Lao People’s Democratic Republic (PDR) introduced a National Health Insurance (NHI) scheme in 2016 to all provinces except Vientiane Capital City. We describe the financial impact on households related to treatment of severe childhood illness at a hospital covered by NHI, and one without NHI.

We conducted a prospective cohort study (2022-2024) in Lao PDR of children aged one month to <15 years admitted with severe illness at two hospitals: Salavan Provincial Hospital (SPH) with NHI, and National Children’s Hospital (NCH) without NHI, with two-month follow-up post-discharge. Illness-related direct and indirect costs were collected. We calculated household out-of-pocket (OOP) costs, impoverishment and catastrophic health expenditure (CHE, >10% annual household expenditure) rates and analysed relative risk (RR) of CHE by socioeconomic status.

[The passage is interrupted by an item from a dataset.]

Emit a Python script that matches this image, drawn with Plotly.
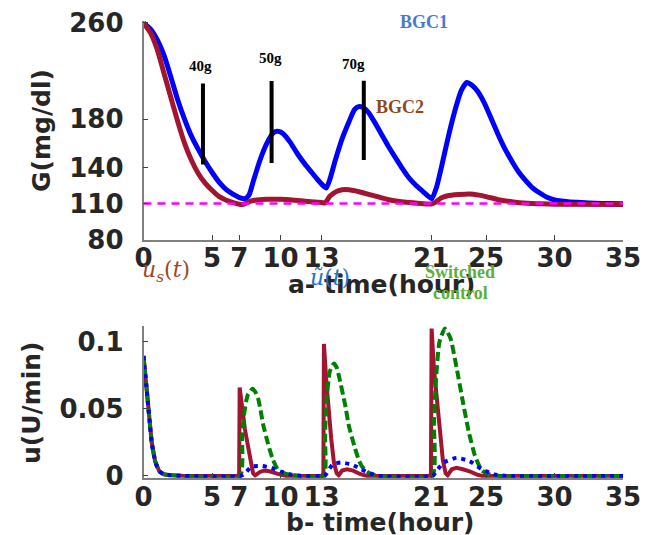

200 participants were recruited from each hospital with demographic differences observed between hospitals in urban residence (NCH 87.0%, SPH 14.5%), maternal education (primary level: NCH 95.9%, SPH 76.3%) and wealth status (wealthiest quintile: NCH 79.0%, SPH 20.5%). Median household OOP costs were higher at NCH (USD290.6 [IQR 206.9–422.9]) compared to SPH (USD92.4 [IQR 56.3–52.9]). Impoverishment at two months post-discharge was 0.5% (95%CI 0.0-3.0) at NCH and 10.2% (95%CI 6.2-15.4) at SPH. CHE rates were 34.5% (95%CI 27.9-41.1) at NCH and 26.0% (95%CI 19.9-32.1) at SPH, with higher RR in the poorest versus wealthiest households (NCH: RR 6.6, 95%CI 4.5-9.5; SPH: RR 4.9, 95%CI 1.7-13.7) and households with no formal maternal education versus secondary education (NCH: RR 2.6, 95%CI 1.2-5.5; SPH: RR 4.6, 95%CI 1.92-11.1).

Direct medical costs were lower where NHI is available, but total household OOP costs and CHE rates were high at both hospitals, particularly among disadvantaged households. Additional interventions are required to prevent severe illness and provide financial protection for socioeconomically disadvantaged groups to reduce health-related economic burden on households in Lao PDR.